All in all that means a Cartier divisor on a curve C is a covering (U_i), i.e. a collection of open sets (curve minus finite amounts of points) such that their union is the whole curve, and a rational function f_i per U_i, defined on U_i. This function’s zeroes and poles are what we understand as the divisor. Obviously, we now need to make sure all these partial functions work well as a whole. We do that by looking at U_i \cap U_j and the functions f_i and f_j restricted to that intersection. If we want this construction to define a consistent divisor, then f_i/f_j can not have any zeroes or poles in U_i \cap U_j. We write this as

f_i/f_j \in \mathcal{O}^\times (U_i \cap U_j)\;\;.

This now describes a consistent global object with zeroes and poles as we want them, getting quite close to describing divisors in a completely different way! We just have one problem, there are way too many functions with a specific pattern of zeroes and poles on our local neighborhood U_i, we need to get rid of all the extra behavior that isn’t just zeroes and poles! To do that, we need to look at two functions f_i and g_i on U_i that have the same pattern of zeroes and poles. What happens when we take f_i/g_i? Well we, as above, get a function without zeroes or poles on U_i. So if we want to forget all that extra structure, we need to take f_i modulo the set of functions without zeroes or poles on U_i. And that’s it.
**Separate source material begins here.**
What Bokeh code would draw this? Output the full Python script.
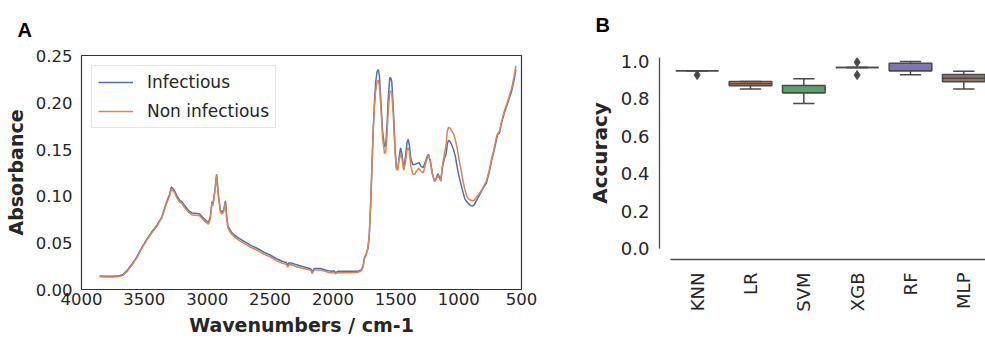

If we write \mathcal{M}^\times(U_i) for the rational functions that are not equal to zero (so the rational functions that have a multiplicative inverse) and write \mathcal{O}^\times (U_i) for the functions without zeroes or poles on U_i, we can now describe a Cartier divisor as a covering (U_i) together with an element f_i \in \mathcal{M}^\times(U_i)/\mathcal{O}^\times(U_i) such that f_i/f_j\in\mathcal{O}^\times(U_i \cap U_j). A principal Cartier divisor is a Cartier divisor that can be described with just using just the entire curve C as the only element of the covering.

For extra bonus points (which I will not describe in detail here, because this blog post is already way too long and completely incomprehensible), we can look at what happens if we now take these Cartier divisors modulo principal Cartier divisors. It turns out, that the result can be described again with a covering U_i, but this time, instead of going through all that choosing of rational functions per set, we just use the intersections, and choose an element f_{ij}\in \mathcal{O}^\times (U_i \cap U_j), without even looking at rational functions in U_i at all, with some sheafy/cohomological rules for when two of those things are equal.